**Records for this task**
-- Begin --
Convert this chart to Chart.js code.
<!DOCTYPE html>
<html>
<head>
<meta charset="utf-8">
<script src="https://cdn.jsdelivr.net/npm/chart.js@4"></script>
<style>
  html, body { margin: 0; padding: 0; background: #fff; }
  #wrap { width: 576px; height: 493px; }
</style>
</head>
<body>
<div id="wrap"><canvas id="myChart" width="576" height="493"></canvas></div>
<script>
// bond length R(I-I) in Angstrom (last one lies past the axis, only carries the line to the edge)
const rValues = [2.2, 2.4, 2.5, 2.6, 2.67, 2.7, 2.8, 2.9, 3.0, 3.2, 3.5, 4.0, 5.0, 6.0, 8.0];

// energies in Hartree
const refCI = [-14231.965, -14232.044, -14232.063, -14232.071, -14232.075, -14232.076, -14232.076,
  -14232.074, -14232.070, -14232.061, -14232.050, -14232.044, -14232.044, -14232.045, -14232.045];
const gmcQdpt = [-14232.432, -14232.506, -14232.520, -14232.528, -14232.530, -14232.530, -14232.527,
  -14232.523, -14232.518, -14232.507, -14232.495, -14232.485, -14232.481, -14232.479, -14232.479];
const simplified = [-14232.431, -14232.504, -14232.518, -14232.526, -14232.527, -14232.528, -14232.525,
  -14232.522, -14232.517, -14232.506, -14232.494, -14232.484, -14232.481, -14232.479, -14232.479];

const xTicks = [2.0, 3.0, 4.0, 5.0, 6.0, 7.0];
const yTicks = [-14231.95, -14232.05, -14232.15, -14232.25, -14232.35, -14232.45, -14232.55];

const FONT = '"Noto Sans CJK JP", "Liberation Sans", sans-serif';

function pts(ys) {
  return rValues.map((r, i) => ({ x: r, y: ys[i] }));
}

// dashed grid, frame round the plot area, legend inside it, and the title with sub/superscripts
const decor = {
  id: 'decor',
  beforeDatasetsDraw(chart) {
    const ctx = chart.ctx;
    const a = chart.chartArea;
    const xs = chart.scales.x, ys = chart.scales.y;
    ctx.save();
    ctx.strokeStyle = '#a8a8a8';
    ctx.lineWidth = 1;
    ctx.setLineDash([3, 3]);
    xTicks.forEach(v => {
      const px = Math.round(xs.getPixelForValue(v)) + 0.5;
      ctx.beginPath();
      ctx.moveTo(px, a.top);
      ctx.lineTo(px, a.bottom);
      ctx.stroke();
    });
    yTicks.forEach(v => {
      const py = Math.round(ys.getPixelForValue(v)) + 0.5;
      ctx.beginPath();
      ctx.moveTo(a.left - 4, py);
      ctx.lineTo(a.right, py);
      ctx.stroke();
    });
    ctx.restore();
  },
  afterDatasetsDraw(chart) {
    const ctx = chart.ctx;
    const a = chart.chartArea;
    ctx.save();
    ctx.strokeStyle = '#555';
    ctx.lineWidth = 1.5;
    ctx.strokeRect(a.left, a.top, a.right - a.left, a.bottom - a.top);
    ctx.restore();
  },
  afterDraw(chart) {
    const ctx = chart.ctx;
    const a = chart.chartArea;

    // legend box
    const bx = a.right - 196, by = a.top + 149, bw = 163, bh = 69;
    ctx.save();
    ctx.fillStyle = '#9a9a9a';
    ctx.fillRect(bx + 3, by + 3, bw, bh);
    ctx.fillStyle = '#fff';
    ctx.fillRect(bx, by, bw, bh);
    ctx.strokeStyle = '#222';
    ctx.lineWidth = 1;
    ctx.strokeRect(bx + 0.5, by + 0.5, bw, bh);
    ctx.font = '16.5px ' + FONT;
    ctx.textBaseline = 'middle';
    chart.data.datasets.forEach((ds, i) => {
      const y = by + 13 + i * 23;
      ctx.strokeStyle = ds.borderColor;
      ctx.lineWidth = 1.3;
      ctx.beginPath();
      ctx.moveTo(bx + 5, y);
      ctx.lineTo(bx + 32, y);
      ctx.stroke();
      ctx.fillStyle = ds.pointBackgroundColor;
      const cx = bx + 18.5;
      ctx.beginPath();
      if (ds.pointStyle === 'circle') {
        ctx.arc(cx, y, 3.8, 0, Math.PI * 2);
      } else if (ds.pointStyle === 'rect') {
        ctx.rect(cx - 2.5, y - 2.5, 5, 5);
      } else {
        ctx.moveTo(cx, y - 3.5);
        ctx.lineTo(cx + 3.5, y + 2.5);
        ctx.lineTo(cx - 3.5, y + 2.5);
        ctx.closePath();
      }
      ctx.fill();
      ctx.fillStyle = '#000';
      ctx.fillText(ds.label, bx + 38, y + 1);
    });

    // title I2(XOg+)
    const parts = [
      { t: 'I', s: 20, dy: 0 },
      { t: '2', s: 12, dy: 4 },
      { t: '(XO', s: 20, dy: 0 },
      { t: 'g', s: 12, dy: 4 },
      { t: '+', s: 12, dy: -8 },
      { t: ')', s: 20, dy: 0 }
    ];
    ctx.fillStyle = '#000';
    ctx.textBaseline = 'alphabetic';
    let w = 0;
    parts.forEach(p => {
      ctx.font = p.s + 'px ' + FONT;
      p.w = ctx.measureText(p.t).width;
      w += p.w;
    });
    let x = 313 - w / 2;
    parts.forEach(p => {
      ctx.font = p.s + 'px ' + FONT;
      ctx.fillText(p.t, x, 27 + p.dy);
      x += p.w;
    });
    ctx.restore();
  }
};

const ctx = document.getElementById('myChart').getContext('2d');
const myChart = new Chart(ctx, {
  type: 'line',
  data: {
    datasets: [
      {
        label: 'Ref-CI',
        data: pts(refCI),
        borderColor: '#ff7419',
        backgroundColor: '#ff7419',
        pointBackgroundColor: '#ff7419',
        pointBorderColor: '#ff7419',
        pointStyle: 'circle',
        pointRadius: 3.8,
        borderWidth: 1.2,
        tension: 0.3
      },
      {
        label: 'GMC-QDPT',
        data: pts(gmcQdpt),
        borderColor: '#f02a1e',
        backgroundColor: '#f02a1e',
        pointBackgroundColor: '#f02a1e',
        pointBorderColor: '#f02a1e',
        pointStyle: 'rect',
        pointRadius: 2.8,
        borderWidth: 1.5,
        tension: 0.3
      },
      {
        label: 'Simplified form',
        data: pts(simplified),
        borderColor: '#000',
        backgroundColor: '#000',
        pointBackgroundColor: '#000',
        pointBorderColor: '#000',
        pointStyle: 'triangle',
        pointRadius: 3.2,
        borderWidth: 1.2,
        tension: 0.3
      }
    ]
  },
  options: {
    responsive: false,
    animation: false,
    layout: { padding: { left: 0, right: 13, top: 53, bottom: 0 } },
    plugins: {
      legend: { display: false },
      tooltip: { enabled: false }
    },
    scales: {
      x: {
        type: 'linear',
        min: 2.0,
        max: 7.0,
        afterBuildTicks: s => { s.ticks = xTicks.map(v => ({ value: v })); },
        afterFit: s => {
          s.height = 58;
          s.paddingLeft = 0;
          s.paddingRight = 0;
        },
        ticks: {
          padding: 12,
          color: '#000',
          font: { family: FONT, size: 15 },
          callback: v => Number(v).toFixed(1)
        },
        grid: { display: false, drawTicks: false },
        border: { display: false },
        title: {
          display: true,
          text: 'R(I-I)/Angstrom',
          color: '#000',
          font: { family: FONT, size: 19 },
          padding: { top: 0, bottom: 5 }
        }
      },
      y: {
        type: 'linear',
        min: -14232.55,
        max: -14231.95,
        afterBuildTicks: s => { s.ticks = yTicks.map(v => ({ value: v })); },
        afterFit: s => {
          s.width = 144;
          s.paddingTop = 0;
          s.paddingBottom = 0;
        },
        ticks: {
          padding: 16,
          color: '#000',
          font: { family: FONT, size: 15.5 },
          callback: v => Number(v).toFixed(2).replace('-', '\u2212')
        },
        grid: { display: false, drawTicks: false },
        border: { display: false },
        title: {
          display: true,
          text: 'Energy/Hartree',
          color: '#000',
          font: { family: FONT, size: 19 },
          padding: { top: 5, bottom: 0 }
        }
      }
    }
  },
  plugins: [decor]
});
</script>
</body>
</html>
-- End --
-- Begin --
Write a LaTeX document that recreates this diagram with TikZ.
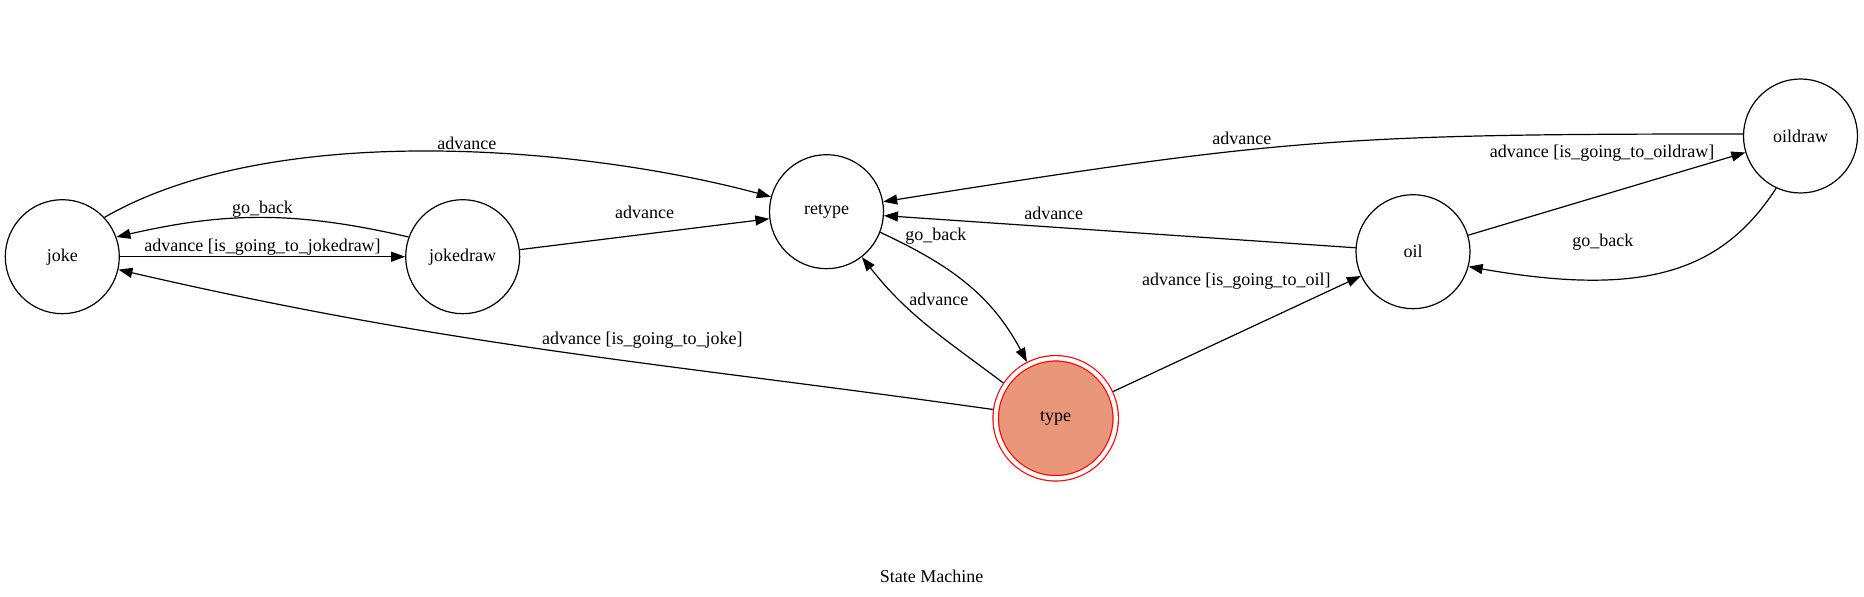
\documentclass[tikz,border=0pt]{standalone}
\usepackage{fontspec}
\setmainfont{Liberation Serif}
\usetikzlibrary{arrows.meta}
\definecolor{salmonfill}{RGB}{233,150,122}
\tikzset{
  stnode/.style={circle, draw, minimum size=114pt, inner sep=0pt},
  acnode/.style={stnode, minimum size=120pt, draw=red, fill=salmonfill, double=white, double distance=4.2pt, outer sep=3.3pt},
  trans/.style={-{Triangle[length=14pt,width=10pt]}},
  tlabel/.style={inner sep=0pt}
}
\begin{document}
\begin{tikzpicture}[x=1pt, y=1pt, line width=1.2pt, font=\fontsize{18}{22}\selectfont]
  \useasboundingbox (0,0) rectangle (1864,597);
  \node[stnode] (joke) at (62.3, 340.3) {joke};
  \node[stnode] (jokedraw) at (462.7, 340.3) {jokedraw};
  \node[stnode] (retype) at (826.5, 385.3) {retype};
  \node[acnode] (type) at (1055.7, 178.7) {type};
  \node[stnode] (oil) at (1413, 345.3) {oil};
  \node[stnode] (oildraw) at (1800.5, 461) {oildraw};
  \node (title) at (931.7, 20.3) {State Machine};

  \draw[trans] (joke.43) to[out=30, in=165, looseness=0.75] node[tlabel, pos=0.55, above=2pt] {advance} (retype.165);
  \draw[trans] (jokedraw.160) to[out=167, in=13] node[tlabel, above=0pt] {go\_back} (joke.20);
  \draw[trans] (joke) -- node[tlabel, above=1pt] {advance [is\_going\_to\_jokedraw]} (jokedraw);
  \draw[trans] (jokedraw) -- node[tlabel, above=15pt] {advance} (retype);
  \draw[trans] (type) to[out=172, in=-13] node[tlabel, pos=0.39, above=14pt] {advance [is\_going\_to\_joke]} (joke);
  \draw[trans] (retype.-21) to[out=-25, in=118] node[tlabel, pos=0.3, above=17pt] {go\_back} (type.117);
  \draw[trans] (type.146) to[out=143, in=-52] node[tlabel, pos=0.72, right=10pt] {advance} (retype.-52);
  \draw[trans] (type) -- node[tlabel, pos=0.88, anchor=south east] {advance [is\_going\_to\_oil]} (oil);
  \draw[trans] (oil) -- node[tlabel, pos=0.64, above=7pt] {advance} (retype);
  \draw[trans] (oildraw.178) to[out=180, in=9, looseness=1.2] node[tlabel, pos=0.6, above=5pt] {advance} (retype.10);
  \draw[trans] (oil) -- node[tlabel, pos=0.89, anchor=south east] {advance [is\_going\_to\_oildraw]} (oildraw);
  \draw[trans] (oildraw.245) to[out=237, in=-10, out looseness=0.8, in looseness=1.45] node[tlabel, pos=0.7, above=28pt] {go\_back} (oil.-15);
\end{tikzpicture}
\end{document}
-- End --
-- Begin --
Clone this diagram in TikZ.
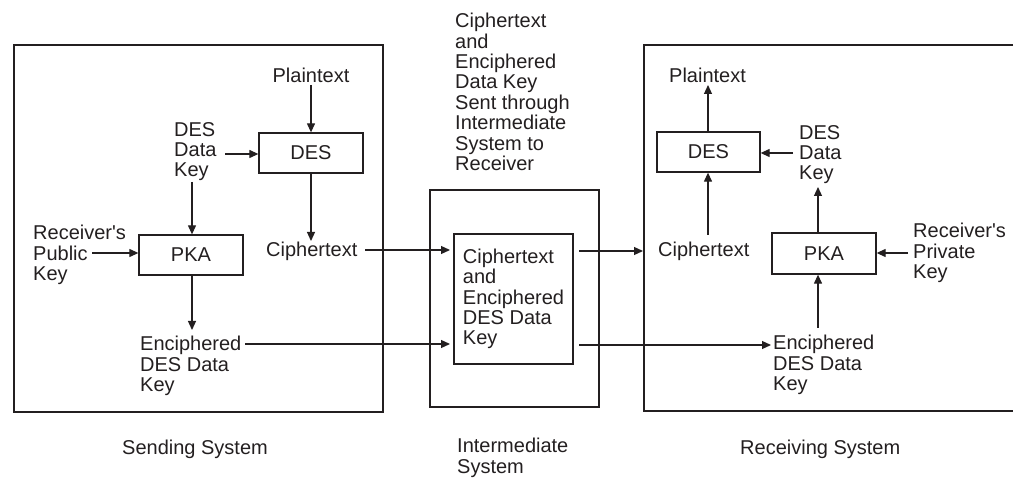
-- End --
**Challenge**
Copy each line above where the string "with" occurs.

**Correct result**
// dashed grid, frame round the plot area, legend inside it, and the title with sub/superscripts
Write a LaTeX document that recreates this diagram with TikZ.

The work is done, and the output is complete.